Off their pedestals, approachable in the grass, the statues seem neither awesome nor aesthetically remarkable. They look like historical curiosities. Some entrepreneurs have reportedly carted away some of the smaller busts already, presumably mindful of the small fortunes made selling chunks of the Berlin Wall.

A radio journalist climbs inside the hollow Dzerzhinsky statue to conduct interviews. An Italian tourist expresses disappointment not to find gold that legend said the Communists had hidden inside.

A young, bearded Russian looks at the upright Sverdlov, carrying a briefcase, and declares: "The first Soviet bureaucrat." An elderly woman with dyed yellow hair scolds a couple for allowing their children to run and play noisily around the statues: "Not well brought up, not well brought up," she fumes.

But the revolution has not left such relative peace everywhere in the city. Some divisions are appearing in the united democratic frontthat originally formed in response to the coup.

Russian Federation police armed with automatic weapons forced Moscow police out of the old Communist Party Central Committee headquarters Saturday, Soviet television reported. It was an ominous dispute between the two reformist bureaucracies over who will inherit the spacious, cushy quarters of the ousted party bosses.

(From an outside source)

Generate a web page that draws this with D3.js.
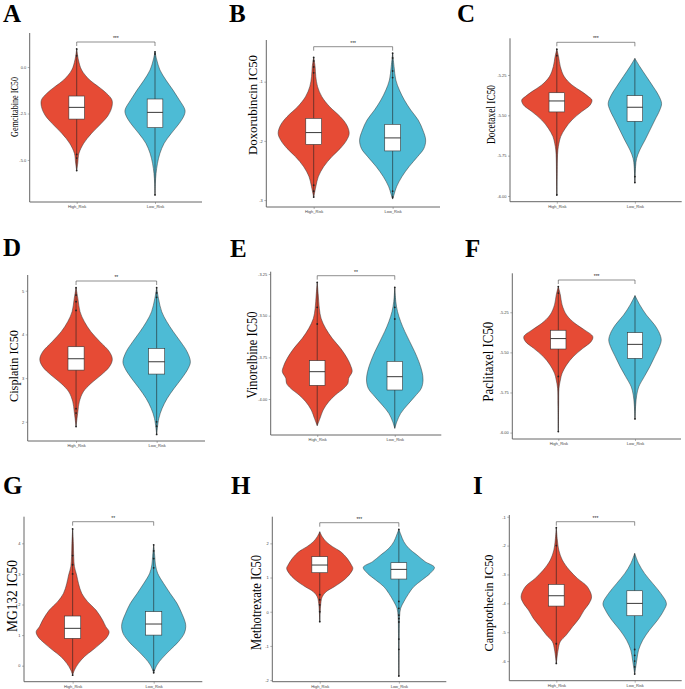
<!DOCTYPE html>
<html lang="en">
<head>
<meta charset="UTF-8">
<title>IC50 violin plots by risk group</title>
<script src="https://d3js.org/d3.v7.min.js"></script>
<style>
  body { margin: 0; background: #fff; }
  svg { display: block; }
  .tick-label { font-family: "Liberation Sans", Arial, sans-serif; fill: #444; }
</style>
</head>
<body>
<div id="chart"></div>
<script>
// ---- data ----
const groups = ["High_Risk", "Low_Risk"];
const panelLetters = ["A", "B", "C", "D", "E", "F", "G", "H", "I"];
const drugTitles = ["Gemcitabine IC50", "Doxorubincin IC50", "Docetaxel IC50",
  "Cisplatin IC50", "Vinorelbine IC50", "Paclitaxel IC50",
  "MG132  IC50", "Methotrexate IC50", "Camptothecin IC50"];
const sigLabels = ["***", "***", "***", "**", "**", "***", "**", "***", "***"];

const yDomains = [[-7.26, 1.83], [-3.117, -0.296], [-6.0355, -5.0225],
  [1.56, 5.36], [-4.216, -3.236], [-6.04, -5.007],
  [-0.523, 4.87], [-2.047, 2.78], [-6.68, -0.94]];
const yTickValues = [[0, -2.5, -5], [-1, -2, -3], [-5.25, -5.5, -5.75, -6],
  [5, 4, 3, 2], [-3.25, -3.5, -3.75, -4], [-5.25, -5.5, -5.75, -6],
  [4, 3, 2, 1, 0], [2, 1, 0, -1, -2], [-1, -2, -3, -4, -5, -6]];
const yTickLabels = [["0.0", "-2.5", "-5.0"], ["-1", "-2", "-3"], ["-5.25", "-5.50", "-5.75", "-6.00"],
  ["5", "4", "3", "2"], ["-3.25", "-3.50", "-3.75", "-4.00"], ["-5.25", "-5.50", "-5.75", "-6.00"],
  ["4", "3", "2", "1", "0"], ["2", "1", "0", "-1", "-2"], ["-1", "-2", "-3", "-4", "-5", "-6"]];

// violin outlines: IC50 values (top to bottom) and relative half-width
const highProfileValues = [
  [0.97, 0.38, -0.16, -0.70, -1.06, -1.42, -1.77, -2.13, -2.58, -3.03, -3.57, -4.10, -4.64, -5.18, -5.57],
  [-0.589, -0.746, -0.915, -1.085, -1.254, -1.423, -1.592, -1.732, -1.873, -1.986, -2.127, -2.268, -2.437, -2.606, -2.775, -2.955],
  [-5.091, -5.136, -5.198, -5.260, -5.312, -5.353, -5.384, -5.405, -5.436, -5.477, -5.529, -5.581, -5.632, -5.674, -5.715, -5.777, -5.860, -5.994],
  [5.069, 4.824, 4.519, 4.290, 4.061, 3.832, 3.603, 3.427, 3.260, 3.069, 2.878, 2.687, 2.458, 2.229, 1.893],
  [-3.300, -3.376, -3.456, -3.516, -3.576, -3.636, -3.696, -3.756, -3.806, -3.836, -3.876, -3.906, -3.936, -3.976, -4.016, -4.066, -4.116, -4.160],
  [-5.090, -5.142, -5.204, -5.267, -5.319, -5.360, -5.402, -5.433, -5.475, -5.527, -5.578, -5.630, -5.672, -5.724, -5.828, -5.994],
  [4.469, 4.0, 3.564, 3.237, 2.965, 2.692, 2.365, 2.093, 1.820, 1.493, 1.275, 1.112, 0.948, 0.730, 0.512, 0.294, 0.076, -0.142, -0.308],
  [2.341, 2.195, 2.049, 1.902, 1.756, 1.561, 1.366, 1.268, 1.122, 0.927, 0.732, 0.585, 0.439, 0.244, -0.293],
  [-1.381, -1.808, -2.155, -2.501, -2.848, -3.136, -3.425, -3.771, -4.002, -4.233, -4.522, -4.811, -5.099, -5.330, -5.619, -6.081]
];
const highProfileWidths = [
  [0, .05, .14, .37, .62, .85, 1.0, 1.0, .9, .7, .42, .2, .065, .03, 0],
  [0, .04, .06, .11, .23, .45, .75, .93, 1.0, .93, .75, .51, .28, .13, .06, 0],
  [0, .05, .1, .21, .43, .71, .9, 1.0, .95, .71, .43, .24, .11, .06, .03, .015, .01, 0],
  [0, .05, .11, .23, .41, .66, .92, 1.0, .92, .69, .41, .2, .09, .05, 0],
  [0, .03, .06, .11, .24, .43, .67, .86, .97, 1.0, .9, .88, .76, .52, .33, .17, .08, 0],
  [0, .06, .11, .24, .48, .76, 1.0, .95, .71, .43, .24, .11, .06, .02, .01, 0],
  [0, .02, .03, .05, .11, .16, .25, .41, .64, .82, .91, 1.0, .95, .77, .55, .32, .16, .05, 0],
  [0, .07, .18, .36, .59, .77, .89, .93, .86, .68, .41, .18, .07, .03, 0],
  [0, .03, .07, .17, .37, .6, .88, 1.0, .93, .79, .65, .46, .28, .11, .05, 0]
];
const lowProfileValues = [
  [0.82, 0.38, -0.16, -0.70, -1.24, -1.77, -2.31, -2.58, -3.03, -3.57, -4.10, -4.64, -5.18, -5.72, -6.25, -6.88],
  [-0.521, -0.746, -0.972, -1.141, -1.310, -1.479, -1.648, -1.817, -1.986, -2.127, -2.268, -2.437, -2.606, -2.775, -2.887, -2.983],
  [-5.147, -5.198, -5.260, -5.322, -5.374, -5.426, -5.467, -5.529, -5.591, -5.653, -5.715, -5.767, -5.818, -5.917],
  [5.069, 4.824, 4.519, 4.290, 4.061, 3.832, 3.603, 3.374, 3.221, 2.992, 2.763, 2.534, 2.305, 2.076, 1.710],
  [-3.330, -3.416, -3.476, -3.536, -3.596, -3.656, -3.716, -3.776, -3.836, -3.886, -3.936, -3.986, -4.036, -4.086, -4.136, -4.176],
  [-5.146, -5.204, -5.267, -5.329, -5.381, -5.423, -5.464, -5.527, -5.589, -5.651, -5.714, -5.766, -5.828, -5.915],
  [3.946, 3.564, 3.292, 3.019, 2.692, 2.365, 2.038, 1.711, 1.439, 1.275, 1.057, 0.785, 0.512, 0.240, 0.022, -0.229],
  [2.410, 2.244, 2.049, 1.854, 1.659, 1.463, 1.298, 1.122, 0.927, 0.732, 0.537, 0.293, 0.098, -0.146, -0.634, -1.883],
  [-2.270, -2.617, -2.963, -3.309, -3.656, -4.002, -4.233, -4.580, -4.926, -5.273, -5.619, -5.965, -6.450]
];
const lowProfileWidths = [
  [0, .05, .14, .31, .51, .69, .85, .83, .69, .46, .26, .14, .07, .03, .01, 0],
  [0, .04, .09, .19, .33, .51, .72, .85, .93, .88, .7, .46, .26, .11, .05, 0],
  [0, .14, .33, .52, .67, .76, .71, .57, .43, .29, .14, .05, .02, 0],
  [0, .05, .14, .28, .46, .66, .84, .93, .87, .69, .48, .29, .15, .06, 0],
  [0, .03, .08, .17, .29, .43, .57, .69, .78, .81, .76, .57, .36, .17, .06, 0],
  [0, .14, .33, .57, .71, .76, .71, .57, .43, .27, .11, .05, .02, 0],
  [0, .03, .05, .11, .27, .45, .64, .77, .86, .88, .84, .68, .45, .23, .09, 0],
  [0, .06, .14, .28, .51, .74, 1.0, .88, .65, .42, .28, .14, .05, .02, .01, 0],
  [0, .11, .28, .51, .74, .9, .83, .65, .42, .23, .11, .06, 0]
];

// boxes: [q1, median, q3]
const highBox = [[-2.80, -2.17, -1.56], [-2.06, -1.86, -1.62], [-5.479, -5.411, -5.360],
  [3.183, 3.443, 3.718], [-3.918, -3.836, -3.770], [-5.479, -5.414, -5.362],
  [0.894, 1.221, 1.624], [1.141, 1.366, 1.610], [-4.095, -3.737, -3.344]];
const lowBox = [[-3.26, -2.44, -1.72], [-2.17, -1.95, -1.72], [-5.537, -5.450, -5.378],
  [3.092, 3.374, 3.679], [-3.946, -3.866, -3.774], [-5.537, -5.450, -5.377],
  [1.0, 1.362, 1.766], [0.956, 1.239, 1.434], [-4.430, -4.002, -3.564]];

const highOutliers = [[0.97, 0.6, -4.7, -4.9, -5.57], [-0.59, -0.65, -0.75, -0.85, -2.75, -2.85, -2.95],
  [-5.09, -5.13, -5.994], [5.07, 4.9, 4.75, 4.55, 2.3, 2.2, 1.89], [-3.30, -3.45, -3.55],
  [-5.09, -5.13, -5.65, -5.994], [4.47, 3.6, 3.3, 3.0, -0.31], [0.5, 0.35, 0.2, 0, -0.29],
  [-1.38, -2.0, -5.4, -6.08]];
const lowOutliers = [[0.82, 0.7, -6.88], [-0.52, -0.6, -0.82, -0.93, -2.85, -2.95],
  [-5.88, -5.917], [5.07, 4.95, 4.85, 2.0, 1.9, 1.71], [-3.33, -3.45, -3.52],
  [-5.915], [3.95, 3.75, 3.5, 3.2, -0.15, -0.23], [2.41, 0.3, 0.1, -0.1, -0.2, -0.3, -0.8, -1.1, -1.88],
  [-5.6, -5.8, -6.0, -6.2, -6.45]];

// ---- layout (pixel frames of the nine panels) ----
const layout = [
  {x0: 29.7, x1: 202, top: 33, bottom: 202, lx: 3, ly: 22, tx: 18, ty: 107, tl: 60, fs: 11, by: 42},
  {x0: 266.3, x1: 440, top: 40, bottom: 207, lx: 229, ly: 22, tx: 257, ty: 105, tl: 100, fs: 12, by: 46.7},
  {x0: 510, x1: 681.7, top: 38.3, bottom: 201.7, lx: 457, ly: 22, tx: 495, ty: 114.5, tl: 59, fs: 12, by: 42.3},
  {x0: 27.7, x1: 205, top: 275, bottom: 441, lx: 3, ly: 256, tx: 18, ty: 366, tl: 72, fs: 12, by: 281},
  {x0: 270.7, x1: 441.3, top: 271.7, bottom: 435, lx: 230, ly: 257, tx: 257, ty: 355, tl: 87, fs: 14, by: 275.7},
  {x0: 512.3, x1: 681, top: 273.3, bottom: 439, lx: 465, ly: 257, tx: 493, ty: 361.7, tl: 80, fs: 14, by: 280},
  {x0: 24, x1: 202.3, top: 516.7, bottom: 681.7, lx: 3, ly: 494, tx: 17, ty: 596, tl: 72, fs: 15, by: 521.7},
  {x0: 272.3, x1: 446.3, top: 516.7, bottom: 681.7, lx: 231, ly: 494, tx: 261, ty: 602.5, tl: 95, fs: 14, by: 522.7},
  {x0: 509.3, x1: 681.7, top: 515, bottom: 680.7, lx: 473, ly: 494, tx: 493, ty: 603, tl: 97, fs: 12, by: 521.7}
];

const colors = {High_Risk: "#E64B35", Low_Risk: "#4DBBD5"};

var svg = d3.select('#chart').append('svg')
  .attr('width', 685).attr('height', 689);
svg.append('rect').attr('width', 685).attr('height', 689).attr('fill', '#fff');

layout.forEach(function(L, i) {
  var g = svg.append('g');

  var x = d3.scalePoint().domain(groups).range([L.x0, L.x1]).padding(0.6);
  var y = d3.scaleLinear().domain(yDomains[i]).range([L.bottom, L.top]);
  var half = x.step() * 0.45;
  var boxHalf = x.step() * 0.1;

  // panel letter
  g.append('text').attr('x', L.lx).attr('y', L.ly)
    .attr('font-family', '"Liberation Serif", "Times New Roman", serif')
    .attr('font-weight', 'bold').attr('font-size', 25)
    .text(panelLetters[i]);

  // y title
  g.append('text')
    .attr('transform', 'translate(' + L.tx + ',' + L.ty + ') rotate(-90)')
    .attr('text-anchor', 'middle')
    .attr('font-family', '"Liberation Serif", "Times New Roman", serif')
    .attr('font-size', L.fs)
    .attr('textLength', L.tl).attr('lengthAdjust', 'spacingAndGlyphs')
    .text(drugTitles[i]);

  // axes
  var yAxis = g.append('g').attr('transform', 'translate(' + L.x0 + ',0)')
    .call(d3.axisLeft(y).tickValues(yTickValues[i])
      .tickFormat(function(d, k) { return yTickLabels[i][k]; })
      .tickSize(2).tickPadding(1.5));
  var xAxis = g.append('g').attr('transform', 'translate(0,' + L.bottom + ')')
    .call(d3.axisBottom(x).tickSize(2).tickPadding(1.5));
  [yAxis, xAxis].forEach(function(a) {
    a.select('.domain').attr('stroke', '#666').attr('stroke-width', 1)
      .attr('d', a === yAxis
        ? 'M0,' + L.top + 'V' + L.bottom
        : 'M' + L.x0 + ',0H' + L.x1);
    a.selectAll('.tick line').attr('stroke', '#666').attr('stroke-width', 0.5);
    a.selectAll('.tick text').attr('class', 'tick-label')
      .attr('font-size', 4).attr('fill', '#444');
  });

  var profiles = [
    {grp: groups[0], vals: highProfileValues[i], wid: highProfileWidths[i], box: highBox[i], out: highOutliers[i]},
    {grp: groups[1], vals: lowProfileValues[i], wid: lowProfileWidths[i], box: lowBox[i], out: lowOutliers[i]}
  ];

  profiles.forEach(function(p) {
    var cx = x(p.grp);
    var pts = p.vals.map(function(v, k) { return {v: v, w: p.wid[k]}; });
    var area = d3.area()
      .y(function(d) { return y(d.v); })
      .x0(function(d) { return cx - d.w * half; })
      .x1(function(d) { return cx + d.w * half; })
      .curve(d3.curveCatmullRom.alpha(0.5));
    g.append('path').datum(pts)
      .attr('d', area)
      .attr('fill', colors[p.grp])
      .attr('stroke', '#333').attr('stroke-width', 0.5);

    // whisker through the violin
    g.append('line')
      .attr('x1', cx).attr('x2', cx)
      .attr('y1', y(d3.max(p.vals))).attr('y2', y(d3.min(p.vals)))
      .attr('stroke', '#222').attr('stroke-width', 0.6);

    // outliers
    g.selectAll(null).data(p.out).enter().append('circle')
      .attr('cx', cx).attr('cy', function(d) { return y(d); })
      .attr('r', 0.9).attr('fill', '#222');

    // box
    g.append('rect')
      .attr('x', cx - boxHalf).attr('width', boxHalf * 2)
      .attr('y', y(p.box[2])).attr('height', y(p.box[0]) - y(p.box[2]))
      .attr('fill', '#fff').attr('stroke', '#333').attr('stroke-width', 0.6);
    g.append('line')
      .attr('x1', cx - boxHalf).attr('x2', cx + boxHalf)
      .attr('y1', y(p.box[1])).attr('y2', y(p.box[1]))
      .attr('stroke', '#222').attr('stroke-width', 0.9);
  });

  // significance bracket
  var xa = x(groups[0]), xb = x(groups[1]);
  g.append('path')
    .attr('d', 'M' + xa + ',' + (L.by + 4) + 'V' + L.by + 'H' + xb + 'V' + (L.by + 4))
    .attr('fill', 'none').attr('stroke', '#444').attr('stroke-width', 0.6);
  g.append('text')
    .attr('x', (xa + xb) / 2).attr('y', L.by - 2)
    .attr('text-anchor', 'middle')
    .attr('font-family', '"Liberation Sans", Arial, sans-serif')
    .attr('font-size', 5).attr('fill', '#222')
    .text(sigLabels[i]);
});
</script>
</body>
</html>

Moscow entrepreneurs staged a demonstration yesterday to declare the capital "Territory Hostile to Business" in response to Mayor Gavriil K. Popov's moves to seize control over prices and other aspects of the local economy. They are joining a large faction of the City Council that has long accused Mr. Popov of trying to build a local dictatorship.

Since Mr. Popov has for several years been considered a pro-market economist and democrat, his standoff with grass-roots activists and business people is a reminder thatdefeat of the Communist Party by no means signals the end of political conflict.

Those not involved in the new battles can follow the unfolding detective stories involving the Communist Party and KGB, the closed, powerful institutions that for so long controlled Soviet lives.

What is likely to be the beginning of a long train of revelations from KGB safes and archives has begun, with the discovery that a large percentage of Soviet television employees worked for the KGB.

Komsomolskaya Pravda has printed the suicide note of Nikolai Kruchina, the top financial official of the Communist Party, along with a tantalizing investigative piece suggesting that party officials may have billions of dollars of public money in foreign bank accounts.

The shift in politics that has taken place here can be hard to follow. Pravda, for so many years the prevaricating voice of the Soviet empire,declares in a banner headline, "The Empire is Destroyed," as if the editorial board had always been in favor of its destruction.

On a suburban train, two old women argue about the logic of the new era: If they have just re-renamed Leningrad St. Petersburg, one woman demanded, what sense does it make to take Lenin out of his Moscow mausoleum and bury him in St. Petersburg, as that city's mayor has proposed?

But most people are taking the changes in stride, pleased to see Lenin's legacy slip into history and pleased to assimilate new symbols.

Newly married couples have traditionally laid flowers at the World War II memorial outside the Kremlin.

Now some brides and grooms are taking their bouquets to a new memorial, leaving their flowers instead at the highway median strip where the three young demonstrators were killed trying to stop tanks during the failed coup.